Notre histoire se passe dans un petit village du nom de Brousse le Château, perdu au fin fond de la campagne Sud-Aveyronnaise. Imaginez une poignée de vielles maisons, aux épais murs de pierre ocres et aux toits de lauzes grises, alignées de chaque côté de l'Alrance, un petit cours d'eau aux eaux transparentes. Au fond de la vallée le Tarn déroule ses flots aux nuances de vert et de bleu, agitées de petites vagues, dans un bruissement apaisant, tandis que plus haut les collines rocheuses, aux pentes escarpées, couvertes de buis, de genêts et de bruyères le surplombent. Au murmure de la rivière vient s'ajouter le chant de dizaines d'oiseaux, que vous pourrez croiser dans les rues, hirondelles, bergeronnettes, rouges-queues, mésanges et autres passereaux partagent l'espace avec les canards à col vert, les hérons et les cygnes, alors que plus haut dans le ciel bleu planent les rapaces, milan noir, buse et faucon pèlerin. Puisque vous levez les yeux un dernier élément manque au paysage : perché sur son éperon de gneiss et de schiste, le château domine le village de toute la hauteur de tours, témoin rocheux d'un millénaire d'occupation humaine.

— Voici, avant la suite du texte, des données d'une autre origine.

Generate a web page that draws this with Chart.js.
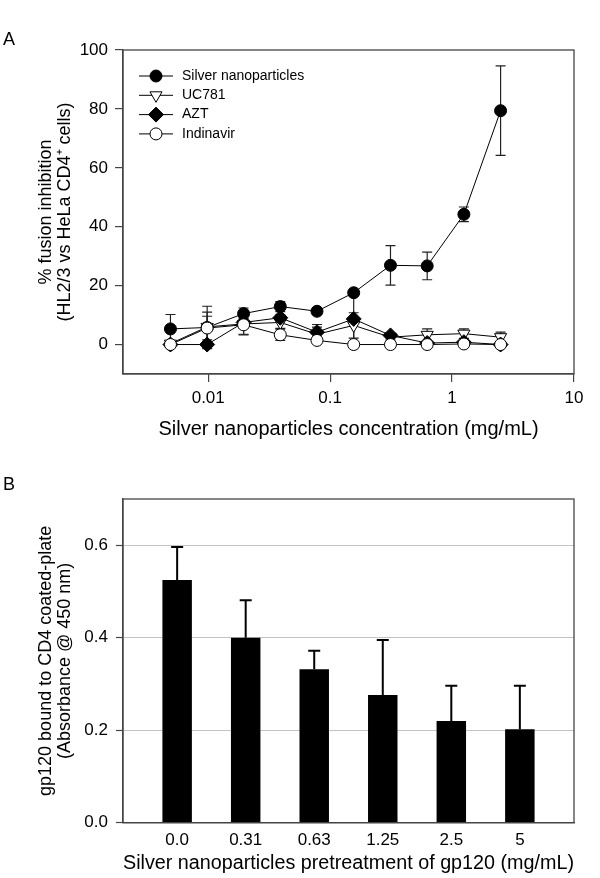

Dans ce cadre idéal, crapahutant sur les pavés usés des ruelles abruptes, œuvrent les trois personnages que je vous ai présentés précédemment : Célia, Théorème et moi-même. Dès le matin, ils se réunissent dans leur bureau perché à flanc de colline, niché sous les murailles du château et là ils discutent, ils travaillent, ils préparent. Certains prétendent que de leurs mains agiles et de leurs cerveaux aiguisés sont déjà nés de grandes affiches pour les évènements prochains, ou bien des chasses au trésor, des réaménagements du château ou d'autres projets encore. L'après-midi, on les voit parfois transporter de lourdes charges à l'intérieur des remparts, ou bien tirer à l'arc dans la cour du château. Depuis que le site est ouvert, certains prétendent même qu'un chevalier en cotte de maille accueille les visiteurs. Et enfin certains soir, alors que les chauve-souris volettent au dessus de leurs têtes, on les a vu se réunir sur une terrasse, lançant des dés ou manipulant des cartes. Ce qu'ils font exactement ? Je vous le raconterai. Mais dans un autre chapitre. Bonne lecture, et bonsoir.